GENEVA — When SpaceX laid out the detailed architecture for its first-generation orbital data center satellite, the “AI1,” the technology sector focused immediately on the unprecedented shift of moving machine learning workloads off Earth’s resource-constrained power grid. However, within the scientific community, the announcement has triggered an alarm of a completely different nature.

The physical scale of the spacecraft, combined with an ultimate filing framework that discusses deploying up to one million compute nodes in low-Earth orbit, has forced astronomers into a confrontation over the future of optical space observation. It is exactly the kind of environmental disruption that the next generation of ground-based observatories was built to contend with—and dread.
A Data Center with the Wings of a Jumbo Jet
The primary source of concern is the physical surface area required to keep a supercomputer functioning in the vacuum of space. Because there is no atmosphere to convect heat away from dense processing rigs, all thermal waste must be radiated away into the void.

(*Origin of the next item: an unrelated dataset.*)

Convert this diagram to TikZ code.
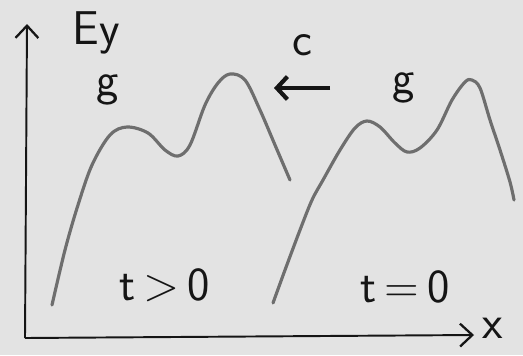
\documentclass[tikz,border=0pt]{standalone}
\usepackage{tikz}
\usepackage{xcolor}
\usetikzlibrary{arrows.meta}
\definecolor{paper}{HTML}{E3E3E3}
\definecolor{pencil}{HTML}{6E6E6E}
\definecolor{ink}{HTML}{151515}

\begin{document}
\begin{tikzpicture}[x=0.02cm,y=-0.02cm,every node/.style={font=\sffamily\fontsize{27}{30}\selectfont,text=ink}]
      \tikzstyle{axis}=[draw=ink,line width=1.1pt,-{Straight Barb[length=7pt,width=13pt,line width=1.3pt]}];
      \tikzstyle{wave}=[draw=pencil,line width=1.8pt,line cap=round,line join=round];
      \tikzstyle{speed}=[draw=ink,line width=2.6pt,-{Straight Barb[length=6pt,width=13pt,line width=2.4pt]}];
      \fill[paper] (0,0) rectangle (523,355);
      \useasboundingbox (0,0) rectangle (523,355);
      % axes
      \coordinate (origin) at (25,338);
      \coordinate (ytop) at (27,24);
      \coordinate (xend) at (474,335);
      \draw[axis] (origin) -- (ytop);
      \draw[axis] (origin) -- (xend);
      \node (ey) at (96,33) {Ey};
      \node (xlab) at (493,328) {x};
      % pulse for t>0
      \draw[wave] plot[smooth,tension=0.55] coordinates {(52,305) (65,250) (78,205) (92,165)
           (110,135) (127,127) (148,133) (165,150) (178,156) (190,145) (205,105) (218,83)
           (230,74) (245,80) (260,110) (275,145) (290,180)};
      % pulse for t=0
      \draw[wave] plot[smooth,tension=0.55] coordinates {(273,303) (285,270) (300,230) (312,200)
           (323,180) (340,150) (355,128) (367,121) (380,127) (395,143) (407,152) (420,148)
           (437,130) (452,100) (465,82) (472,80) (480,88) (490,120) (500,150) (510,182) (514,200)};
      \node (gleft) at (108,90) {g};
      \node (gright) at (404,88) {g};
      \node (c) at (302,45) {c};
      \coordinate (ctail) at (330,88);
      \coordinate (chead) at (274,88);
      \draw[speed] (ctail) -- (chead);
      \node (tlater) at (165,285) {t\,>\,0};
      \node (tstart) at (405,287) {t\,=\,0};
    \end{tikzpicture}
\end{document}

To cool an average 120-kilowatt compute payload (peaking at 150 kW), the AI1 architecture incorporates a staggering 110 square meters of deployable liquid-radiator panels organized into vertical configurations. When flanked by its massive power-generating solar arrays, the fully deployed AI1 stretches 70 meters from tip to tip—a frame that edges past the 68.4-meter wingspan of a Boeing 74-8 jumbo jet.
For optical telescopes, a satellite is essentially a mirror reflecting the sun. Reflectivity is directly dictated by surface area, altitude, and orientation. The prospect of scaling this architecture beyond the tens of thousands of communication satellites currently in orbit up to a conceptual ceiling of one million mega-craft threatens to push orbital crowding into an entirely unmanageable regime.
The Threat to the Rubin Observatory
The timing of the orbital compute rush directly intersects with the operational rollout of the Vera C. Rubin Observatory in Chile. Equipped with an 8.4-meter mirror and a 3.2-gigapixel camera, the Rubin Observatory was explicitly built to conduct the Legacy Survey of Space and Time (LSST), capturing ultra-faint, rapid changes across the southern sky every few nights.
Because the Rubin Observatory features an exceptionally wide field of view designed to catch the faintest, most distant objects in the universe, it is highly sensitive to moving light pollution. A massive, highly reflective array passing through its frame does not just leave a clean line across an image; it can cause structural data bleeding:
- Masking essential pixels and leaving residual sensor noise.
- Triggering automated false-alarm detections.
- Contaminating the deep statistical measurements that cosmologists rely on to map dark matter and cosmic expansion.
Independent simulations evaluated by astronomical working groups indicate that if constellations scale to these hundreds of thousands of units, large-scale survey telescopes could see dozens of bright satellite streaks on a significant fraction of their prime imaging exposures.
Beyond the Mitigation Playbook
Over the past few years, space agencies and commercial operators like SpaceX have successfully collaborated on mitigations, utilizing dark anti-reflective coatings and precise mirror-tilting orientations to keep communication satellites below the threshold of naked-eye visibility.
However, researchers warn that a million large, power-heavy spacecraft operating at altitudes around 600 kilometers break the existing mitigation playbook entirely. The sheer operational logistics—including parking orbits, constant orbit-raising maneuvers, failed units, and replacements—would create a permanent, shifting web of bright hardware crossing the sky. Furthermore, the massive amount of infrared energy dumped into orbit by the satellites’ cooling radiators introduces an entirely new layer of thermal noise for infrared-sensitive telescopes.
As commercial tech giants race to secure orbital real estate for the future of AI infrastructure, the international scientific community is heading toward the International Telecommunication Union’s WRC-27 treaty summit with an increasingly urgent message: without binding international regulations on orbital carrying capacity and spacecraft reflectivity, the window for pristine, ground-based observation of the deep universe may rapidly be closing.